Kahneman, Andrew Rosenfield, Linnea Gandhi, and Tom Blaser described this technique in the 2016 HBR article “Noise: How to Overcome the High, Hidden Cost of Inconsistent Decision Making.” The idea is that human decision-makers are swayed not only by biases but also by “noise”—factors unrelated and irrelevant to the decision being made. A noise audit helps them measure the effects of those factors. It involves presenting multiple decision-makers with a set of similar hypothetical situations and asking them to predict outcomes. For instance, you might ask a group of judges to predict the sentences for a set of similar criminal convictions. The objective is to assess how the predicted sentences of each judge vary across cases as well as how they vary across the group of judges as a whole. Typically, the noise level is the standard deviation of predictions across cases and across the predictors. If it’s high, then the judges need to revisit how they make sentencing decisions. The tool can be applied to help project managers identify whether they’re likely to be swayed by irrelevant factors in making key decisions in, say, purchasing services or hiring.

These methods, and their effectiveness, are well documented in management literature. Anyone interested in eliminating uniqueness bias and other preconceptions that distort decision-making—which is to say, anyone interested in running projects and organizations successfully—should become versed in them.

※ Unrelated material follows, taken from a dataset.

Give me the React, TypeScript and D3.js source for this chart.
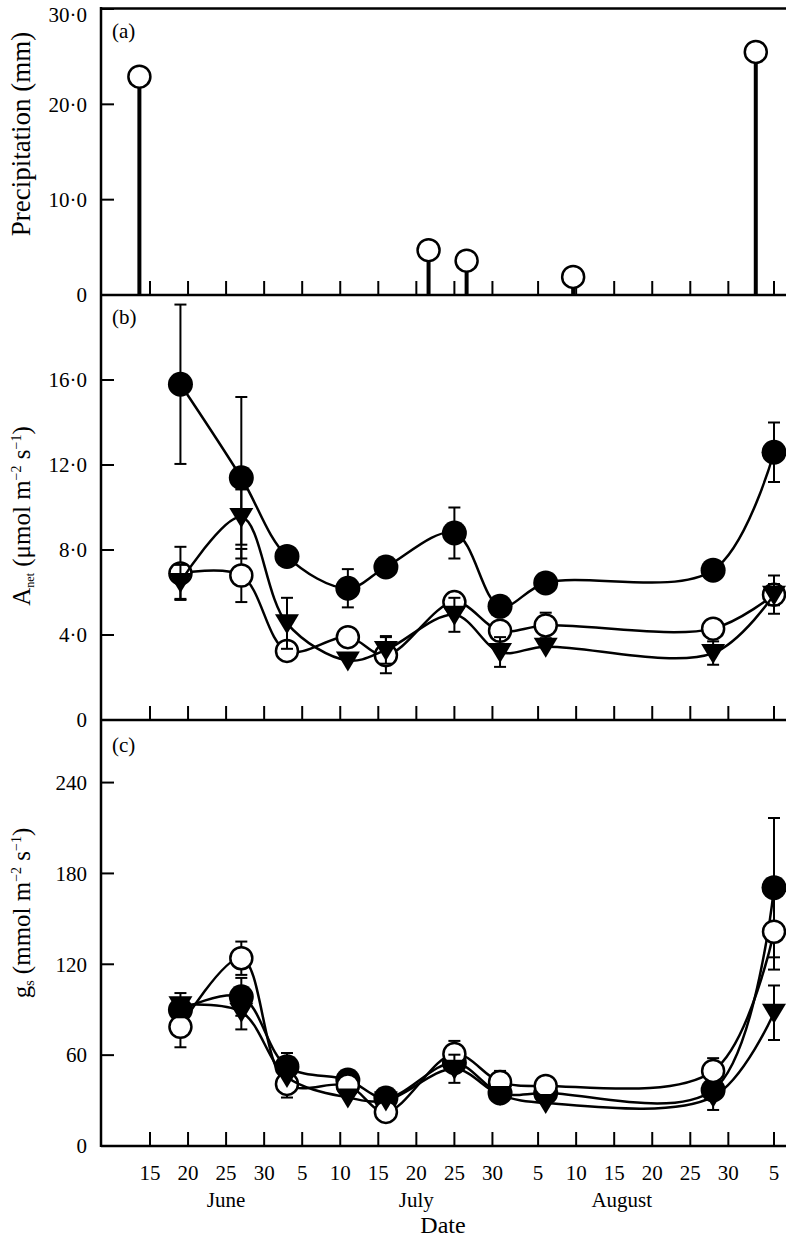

It’s easy to understand why people think their projects are unique. It stems from what Kahneman called “fast thinking,” which is humans’ mental default mode. Fast thinking saves project planners and managers the considerable effort of figuring out which class of project a new undertaking belongs to, what the averages and extremes are for that class, how those values translate into risk, and how that risk may be mitigated. But very few, if any, projects are unique, no matter how complex they are. Unless you accept that and invest in identifying similar endeavors and learning from them, your own project will most likely come in late and well over budget and underdeliver on benefits.